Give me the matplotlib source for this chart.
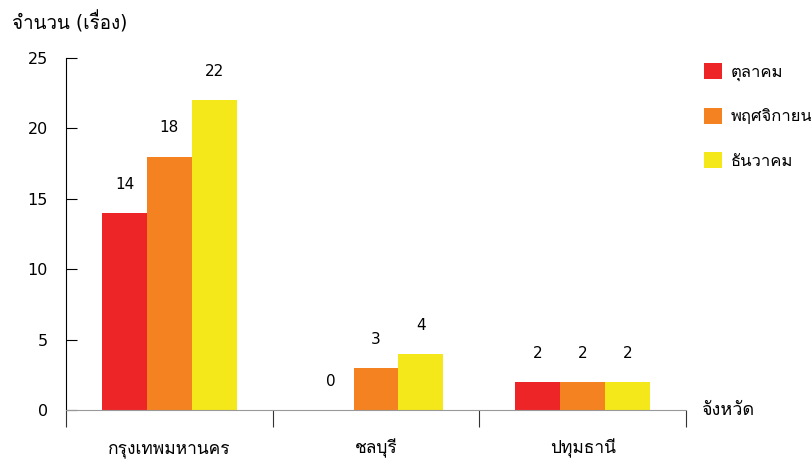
import matplotlib
matplotlib.use('Agg')
import matplotlib.pyplot as plt
from matplotlib import font_manager
from matplotlib.ft2font import FT2Font
import numpy as np

# find an installed family that has Thai glyphs
thai_fams = []
for f in font_manager.fontManager.ttflist:
    try:
        if 0x0E01 in FT2Font(f.fname).get_charmap():
            if f.name not in thai_fams:
                thai_fams.append(f.name)
    except Exception:
        pass
plt.rcParams['font.family'] = ['DejaVu Sans'] + thai_fams

provinces = ['กรุงเทพมหานคร', 'ชลบุรี', 'ปทุมธานี']
months = ['ตุลาคม', 'พฤศจิกายน', 'ธันวาคม']
oct_vals = [14, 0, 2]
nov_vals = [18, 3, 2]
dec_vals = [22, 4, 2]
colors = ['#ee2527', '#f58220', '#f5e81a']

fig = plt.figure(figsize=(8.12, 4.61), dpi=100)
ax = fig.add_axes([0.0813, 0.1106, 0.7635, 0.7636])

x = np.arange(len(provinces))
w = 0.217
for i, (vals, lab, c) in enumerate(zip([oct_vals, nov_vals, dec_vals], months, colors)):
    pos = x + (i - 1) * w
    ax.bar(pos, vals, w, color=c, label=lab)
    for p, v in zip(pos, vals):
        ax.text(p, v + 1.5, str(v), ha='center', va='bottom', fontsize=11)

ax.set_xlim(-0.5, 2.5)
ax.set_ylim(0, 25)
ax.set_yticks([0, 5, 10, 15, 20, 25])
ax.tick_params(axis='y', direction='in', length=8, labelsize=11.5, pad=13)
ax.set_xticks([-0.5, 0.5, 1.5, 2.5], minor=False)
ax.set_xticklabels([])
ax.tick_params(axis='x', direction='out', length=12, color='#333333')
for xi, name in zip(x, provinces):
    ax.text(xi, -2.75, name, ha='center', va='center', fontsize=12.5)
ax.spines['top'].set_visible(False)
ax.spines['right'].set_visible(False)
ax.spines['bottom'].set_color('#999999')
ax.text(-0.087, 1.1, 'จำนวน (เรื่อง)', transform=ax.transAxes, fontsize=13.5,
        ha='left', va='center')
ax.text(1.025, 0.0, 'จังหวัด', transform=ax.transAxes, fontsize=13, ha='left', va='center')

ax.legend(loc='upper left', bbox_to_anchor=(1.005, 1.03), frameon=False, fontsize=12,
          handlelength=1.1, handleheight=1.1, labelspacing=1.6, handletextpad=0.5)

fig.savefig('out.png', dpi=100)
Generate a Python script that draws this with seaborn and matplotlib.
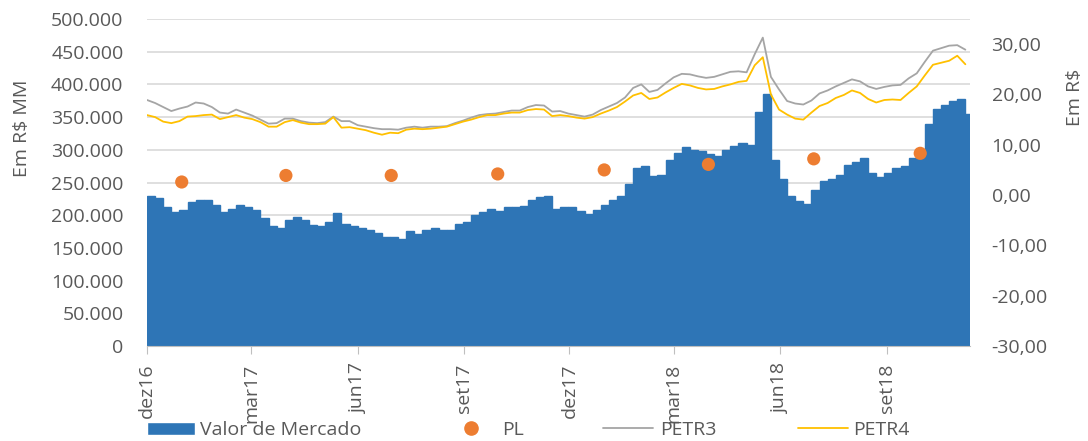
import numpy as np
import pandas as pd
import seaborn as sns
import matplotlib.pyplot as plt
from matplotlib.ticker import FuncFormatter
from matplotlib.patches import Patch
from matplotlib.lines import Line2D

# valores semanais (R$ bi -> convertido para R$ MM)
valor_mercado = [229, 226, 212, 205, 208, 220, 224, 223, 216, 205, 209, 215, 212, 208, 195, 184, 180, 193, 197, 192,
                 185, 184, 190, 203, 186, 184,
                 180, 178, 173, 166, 166, 163, 176, 172, 177, 181, 178, 178, 186, 189, 200, 205, 209, 207, 213, 213,
                 214, 224, 228, 230, 209, 213,
                 212, 207, 202, 208, 216, 224, 230, 248, 272, 275, 260, 262, 285, 295, 304, 300, 298, 293, 290, 300,
                 306, 310, 308, 358, 385, 285,
                 255, 230, 222, 217, 238, 252, 255, 262, 276, 282, 287, 265, 258, 265, 272, 275, 287, 290, 340, 362,
                 368, 375, 378, 355]
petr3 = [18.9, 18.3, 17.5, 16.7, 17.2, 17.6, 18.4, 18.2, 17.5, 16.4, 16.2, 17.0, 16.4, 15.8, 15.0, 14.2, 14.3, 15.2,
         15.2, 14.7, 14.4, 14.3, 14.5, 15.6, 14.7, 14.7,
         13.9, 13.6, 13.3, 13.1, 13.1, 13.0, 13.4, 13.6, 13.4, 13.6, 13.6, 13.7, 14.3, 14.8, 15.4, 15.9, 16.1, 16.2,
         16.5, 16.8, 16.8, 17.5, 17.9, 17.8, 16.6, 16.7,
         16.2, 15.9, 15.6, 16.0, 16.9, 17.6, 18.3, 19.4, 21.3, 22.0, 20.5, 20.9, 22.2, 23.4, 24.1, 24.0, 23.6, 23.3,
         23.5, 24.0, 24.5, 24.6, 24.4, 28.0, 31.3, 23.5,
         21.0, 18.7, 18.2, 18.0, 18.8, 20.2, 20.8, 21.6, 22.3, 23.0, 22.6, 21.6, 21.1, 21.5, 21.8, 21.9, 23.2, 24.2,
         26.5, 28.7, 29.2, 29.7, 29.8, 28.9]
petr4 = [15.9, 15.5, 14.6, 14.3, 14.7, 15.6, 15.7, 15.9, 16.0, 15.1, 15.5, 15.9, 15.4, 15.1, 14.5, 13.6, 13.6, 14.5,
         14.9, 14.4, 14.1, 14.1, 14.2, 15.5, 13.4, 13.5,
         13.2, 12.9, 12.4, 12.0, 12.4, 12.3, 13.0, 13.2, 13.1, 13.2, 13.4, 13.6, 14.1, 14.6, 15.0, 15.5, 15.9, 15.9,
         16.2, 16.4, 16.4, 16.9, 17.1, 17.0, 15.7, 15.9,
         15.7, 15.4, 15.2, 15.5, 16.2, 16.8, 17.5, 18.6, 19.8, 20.3, 19.1, 19.4, 20.4, 21.3, 22.1, 21.8, 21.3, 21.0,
         21.1, 21.6, 22.0, 22.5, 22.7, 25.8, 27.4, 20.0,
         17.0, 16.0, 15.2, 15.0, 16.4, 17.7, 18.3, 19.3, 19.9, 20.8, 20.3, 19.1, 18.4, 18.9, 19.0, 18.9, 20.3, 21.6,
         23.8, 25.9, 26.3, 26.7, 27.7, 26.0]
datas_pl = ['2016-12-31', '2017-03-31', '2017-06-30', '2017-09-30', '2017-12-31', '2018-03-31', '2018-06-30',
            '2018-09-30']
pl = [2.6, 3.9, 3.9, 4.2, 5.0, 6.1, 7.2, 8.3]
meses = ['2016-12-01', '2017-03-01', '2017-06-01', '2017-09-01', '2017-12-01', '2018-03-01', '2018-06-01',
         '2018-09-01']
rotulos_meses = ['dez16', 'mar17', 'jun17', 'set17', 'dez17', 'mar18', 'jun18', 'set18']

datas = pd.date_range('2016-12-01', periods=len(valor_mercado), freq='7D')
df = pd.DataFrame({'data': datas, 'vm': np.array(valor_mercado) * 1000, 'PETR3': petr3, 'PETR4': petr4})
df_pl = pd.DataFrame({'data': pd.to_datetime(datas_pl), 'PL': pl})

sns.set_style('white')
plt.rcParams['font.family'] = ['Open Sans', 'DejaVu Sans']
cinza_txt = '#595959'
azul, laranja, cinza, amarelo = '#2E75B6', '#ED7D31', '#A5A5A5', '#FFC000'
fs = 14

fig = plt.figure(figsize=(10.88, 4.41), dpi=100)
ax = fig.add_axes([147 / 1088, 1 - 346 / 441, 823 / 1088, 327 / 441])

ax.bar(df['data'], df['vm'], width=7, align='edge', color=azul, edgecolor=azul, linewidth=1.0)
ax.set_ylim(0, 500000)
ax.set_yticks(np.arange(0, 500001, 50000))
ax.yaxis.set_major_formatter(FuncFormatter(lambda v, p: f'{int(v):,}'.replace(',', '.')))
ax.set_xlim(pd.Timestamp('2016-12-01'), pd.Timestamp('2018-11-12'))
ax.set_xticks(pd.to_datetime(meses))
ax.set_xticklabels(rotulos_meses, rotation=90)
ax.grid(axis='y', color='#D9D9D9', lw=1.2)
ax.set_axisbelow(True)
for s in ['top', 'left', 'right']:
    ax.spines[s].set_visible(False)
ax.spines['bottom'].set_color('#BFBFBF')
ax.tick_params(axis='y', length=0, pad=17, labelsize=fs, labelcolor=cinza_txt)
ax.tick_params(axis='x', length=5.5, color='#BFBFBF', pad=7, labelsize=fs, labelcolor=cinza_txt, bottom=True)
ax.set_xlabel('')
ax.set_ylabel('')

ax2 = ax.twinx()
sns.lineplot(data=df, x='data', y='PETR3', ax=ax2, color=cinza, lw=1.3)
sns.lineplot(data=df, x='data', y='PETR4', ax=ax2, color=amarelo, lw=1.3)
sns.scatterplot(data=df_pl, x='data', y='PL', ax=ax2, color=laranja, s=90, edgecolor='none', zorder=5)
ax2.set_ylim(-30, 35)
ax2.set_yticks(np.arange(-30, 31, 10))
ax2.yaxis.set_major_formatter(FuncFormatter(lambda v, p: f'{v:.2f}'.replace('.', ',')))
ax2.tick_params(axis='y', length=0, pad=15.5, labelsize=fs, labelcolor=cinza_txt)
ax2.set_xlim(pd.Timestamp('2016-12-01'), pd.Timestamp('2018-11-12'))
ax2.set_xlabel('')
ax2.set_ylabel('')
for s in ['top', 'left', 'right', 'bottom']:
    ax2.spines[s].set_visible(False)

fig.text(22 / 1088, 1 - 128 / 441, 'Em R$ MM', rotation=90, ha='center', va='center', fontsize=fs, color=cinza_txt)
fig.text(1075 / 1088, 1 - 97 / 441, 'Em R$', rotation=90, ha='center', va='center', fontsize=fs, color=cinza_txt)

# legenda: cada item posicionado como no original
y_leg = 1 - 430 / 441
itens = [
    (Patch(facecolor=azul), 'Valor de Mercado', 147, 2.47, 0.26),
    (Line2D([], [], marker='o', ls='', color=laranja, markersize=9.5), 'PL', 447, 2.47, 0.36),
    (Line2D([], [], color=cinza, lw=1.3), 'PETR3', 603, 2.57, 0.36),
    (Line2D([], [], color=amarelo, lw=1.3), 'PETR4', 798, 2.57, 0.26),
]
for h, lab, x0, hl, tp in itens:
    fig.legend(handles=[h], labels=[lab], loc='center left', bbox_to_anchor=(x0 / 1088, y_leg), frameon=False,
               borderpad=0, borderaxespad=0, handlelength=hl, handleheight=0.65, handletextpad=tp, fontsize=fs,
               labelcolor=cinza_txt)

fig.savefig('out.png', dpi=100)
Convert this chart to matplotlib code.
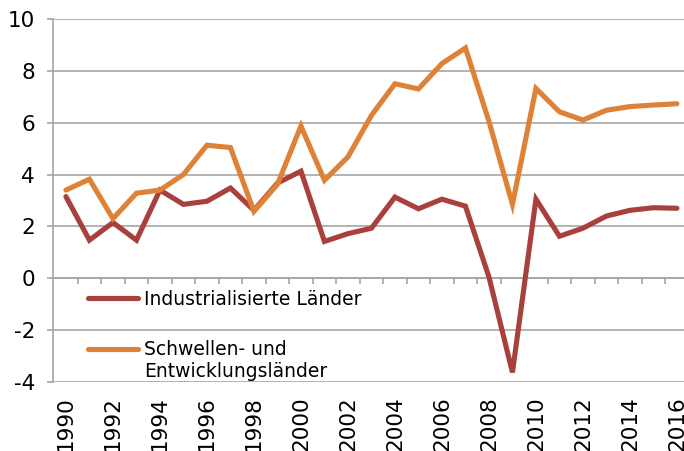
import matplotlib
matplotlib.use("Agg")
import matplotlib.pyplot as plt
from matplotlib.ticker import NullFormatter
import numpy as np

# Wachstum des realen BIP (%), 1990-2016
years = list(range(1990, 2017))
industrial = [3.15, 1.47, 2.15, 1.47, 3.4, 2.85, 2.97, 3.48, 2.62, 3.67, 4.13,
              1.42, 1.72, 1.93, 3.13, 2.68, 3.05, 2.78, 0.05, -3.63, 3.05,
              1.62, 1.93, 2.4, 2.62, 2.72, 2.7]
emerging = [3.4, 3.82, 2.3, 3.28, 3.4, 4.0, 5.13, 5.04, 2.58, 3.62, 5.87,
            3.78, 4.68, 6.28, 7.5, 7.3, 8.28, 8.88, 6.05, 2.85, 7.32,
            6.42, 6.1, 6.48, 6.62, 6.68, 6.73]
labels = ["Industrialisierte Länder", "Schwellen- und\nEntwicklungsländer"]
colors = ["#A8413E", "#DE8238"]
yticks = list(range(-4, 11, 2))
xticks = list(range(1990, 2017, 2))

GRID = "#A6A6A6"
YMIN, YMAX = -4, 10

fig = plt.figure(figsize=(6.84, 4.51), dpi=100)
ax = fig.add_axes([0.0775, 0.153, 0.9225, 0.805])

ax.plot(years, industrial, color=colors[0], lw=3.7, label=labels[0],
        solid_capstyle="round", solid_joinstyle="miter", zorder=3)
ax.plot(years, emerging, color=colors[1], lw=3.7, label=labels[1],
        solid_capstyle="round", solid_joinstyle="miter", zorder=3)

ax.set_ylim(YMIN, YMAX)
ax.set_xlim(1989.45, 2016.3)
ax.set_yticks(yticks)
ax.set_yticklabels([str(v) for v in yticks])
ax.yaxis.grid(True, color=GRID, lw=1.2)
ax.set_axisbelow(True)

for s in ["top", "right", "bottom"]:
    ax.spines[s].set_visible(False)
ax.spines["left"].set_color(GRID)
ax.spines["left"].set_linewidth(1.2)
ax.tick_params(axis="y", direction="out", length=4.5, width=1.2, color=GRID,
               pad=8.5, labelsize=15.5)

ax.set_xticks(xticks)
ax.set_xticklabels([str(v) for v in xticks], rotation=90)
ax.tick_params(axis="x", length=0, pad=10, labelsize=15.5)

# category tick marks sitting on the zero line
zero_loc = (0 - YMIN) / (YMAX - YMIN)
sec = ax.secondary_xaxis(zero_loc)
sec.set_xticks(np.arange(1990.5, 2016.5, 1))
sec.xaxis.set_major_formatter(NullFormatter())
sec.xaxis.set_ticks_position("bottom")
sec.tick_params(axis="x", direction="out", length=4.5, width=1.2, color=GRID,
                labelbottom=False, labeltop=False)
sec.spines["bottom"].set_color(GRID)
sec.spines["bottom"].set_linewidth(1.2)

leg = ax.legend(loc="upper left", bbox_to_anchor=(0.043, 0.275), frameon=False,
                fontsize=13.5, handlelength=2.7, handletextpad=0.33,
                labelspacing=1.65, borderaxespad=0)
# put the second handle level with the first line of its two-line label
h2 = leg.legend_handles[1]
h2.set_ydata(np.asarray(h2.get_ydata()) + 8.6)

fig.savefig("out.png", dpi=100)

Set task: Retype the records above word for word, from their first line through the line containing "ax.text(p, v +", and leave out every picture.

Answer to the exercise:
Give me the matplotlib source for this chart.
import matplotlib
matplotlib.use('Agg')
import matplotlib.pyplot as plt
from matplotlib import font_manager
from matplotlib.ft2font import FT2Font
import numpy as np

# find an installed family that has Thai glyphs
thai_fams = []
for f in font_manager.fontManager.ttflist:
    try:
        if 0x0E01 in FT2Font(f.fname).get_charmap():
            if f.name not in thai_fams:
                thai_fams.append(f.name)
    except Exception:
        pass
plt.rcParams['font.family'] = ['DejaVu Sans'] + thai_fams

provinces = ['กรุงเทพมหานคร', 'ชลบุรี', 'ปทุมธานี']
months = ['ตุลาคม', 'พฤศจิกายน', 'ธันวาคม']
oct_vals = [14, 0, 2]
nov_vals = [18, 3, 2]
dec_vals = [22, 4, 2]
colors = ['#ee2527', '#f58220', '#f5e81a']

fig = plt.figure(figsize=(8.12, 4.61), dpi=100)
ax = fig.add_axes([0.0813, 0.1106, 0.7635, 0.7636])

x = np.arange(len(provinces))
w = 0.217
for i, (vals, lab, c) in enumerate(zip([oct_vals, nov_vals, dec_vals], months, colors)):
    pos = x + (i - 1) * w
    ax.bar(pos, vals, w, color=c, label=lab)
    for p, v in zip(pos, vals):
        ax.text(p, v + 1.5, str(v), ha='center', va='bottom', fontsize=11)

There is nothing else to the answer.